Let me update you on what has happened over the course of two years. I left the mental health hospital where I worked. I decided to become a bartender. I have also decided to open up a queer bar. I am no where near ashamed of my sexuality. I find myself to be spiritual but not religious. That is a true conundrum for some people to understand. I'm here for you to judge me right? NO, the answer is no but we all know you are going to anyways.

Any who now that you know every single detail of my life in the most cut throat synopsis let's move on.

I will have several grammatical errors. If you hate it then correct the grammar and let me know. I should care but having ADD and growing up in a private christian school isn't a helpful thing whatsoever.

Now that you are caught up as old and new readers we shall move on to the good stuff.

I love differently than most. Why? Because I am not like everyone else. Or so I like to think. My mind at times feels like an alien in the sea of people. Another reason why I haven't written in so long is because my anxiety has lessen quite a bit, hence being outside of my head. That alien in the sea of people was very real. Though as I get older I feel like I'm with a bunch of aliens in a sea of people.
I mean I got a fucking hammer tattoo with one of my best friends. That bunch of aliens has lessened my anxiety.

I used to be this girl that was fumbling through life. Absolutely fumbling and fumbling with other people. What I have noticed is we tend to find people similar to us to run life with. What I didn't notice until this week is that we also tend to find people that love similar to us. One of the best ways to know who you are in life is from a break up.

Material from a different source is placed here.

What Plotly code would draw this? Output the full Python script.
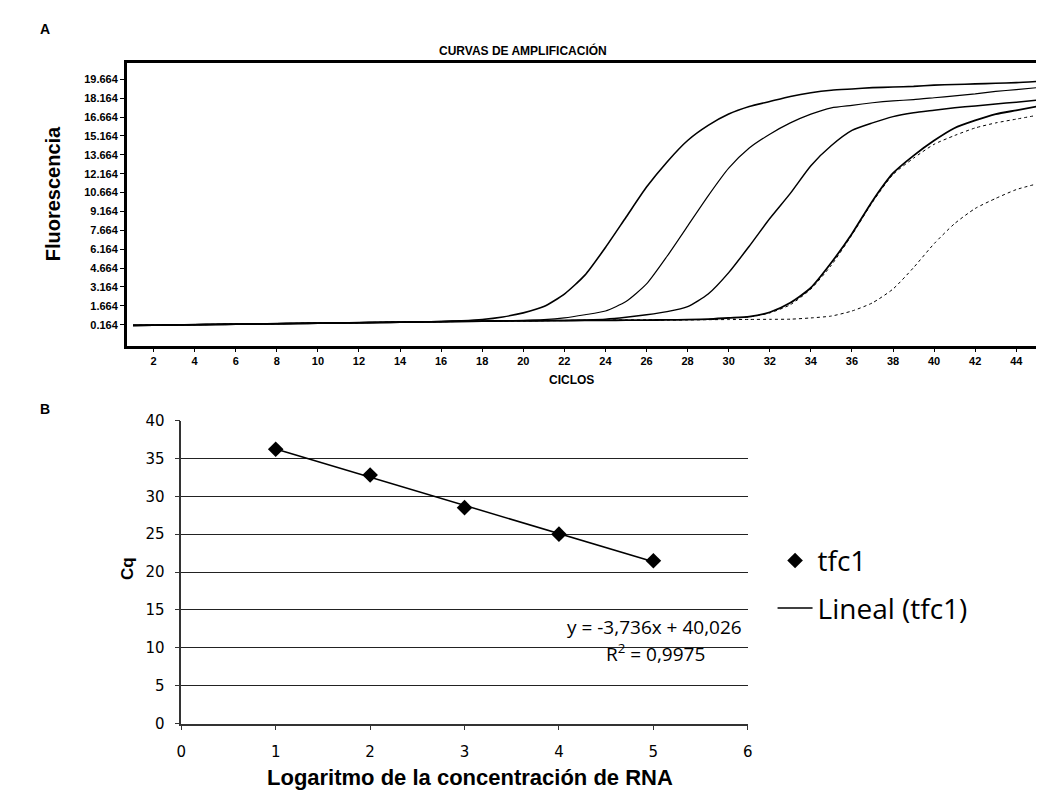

YES, I said it. I've had a few in my life whether it was a years time or months...or weeks. I have heard the same thing countless of times. "Brenna, you are real, solid, compassionate, loyal, and one of the most genuine persons I know." Of course after that they break up with me haha. It has all worked out for the better truly. And I don't have harsh feelings or oh I'm so alone. But that seriously feels amazing to look back at. Those characteristics of me is how I love.

So yes, I love in a way that if I say I am there...I am freakin there. I mean the things I say. I rarely say before I think and if I do I have learned the massive amounts of trouble I get in.

Some people may feel differently to me and if you do and if I have done wrong to you...know I am sorry. You may have captured a piece of me that was out of place. That piece that was forming into a person.

This blog is not about politics or what the hell is happening to our country. It is about my way of pushing out the pieces that are a person and filling it in with pieces of an alien. Conforming has never been my strong suit.

Are you ready to take this adventure? Get in the depths of my soul? This is your chance. And if not I always have my readers that seem to be Latin America.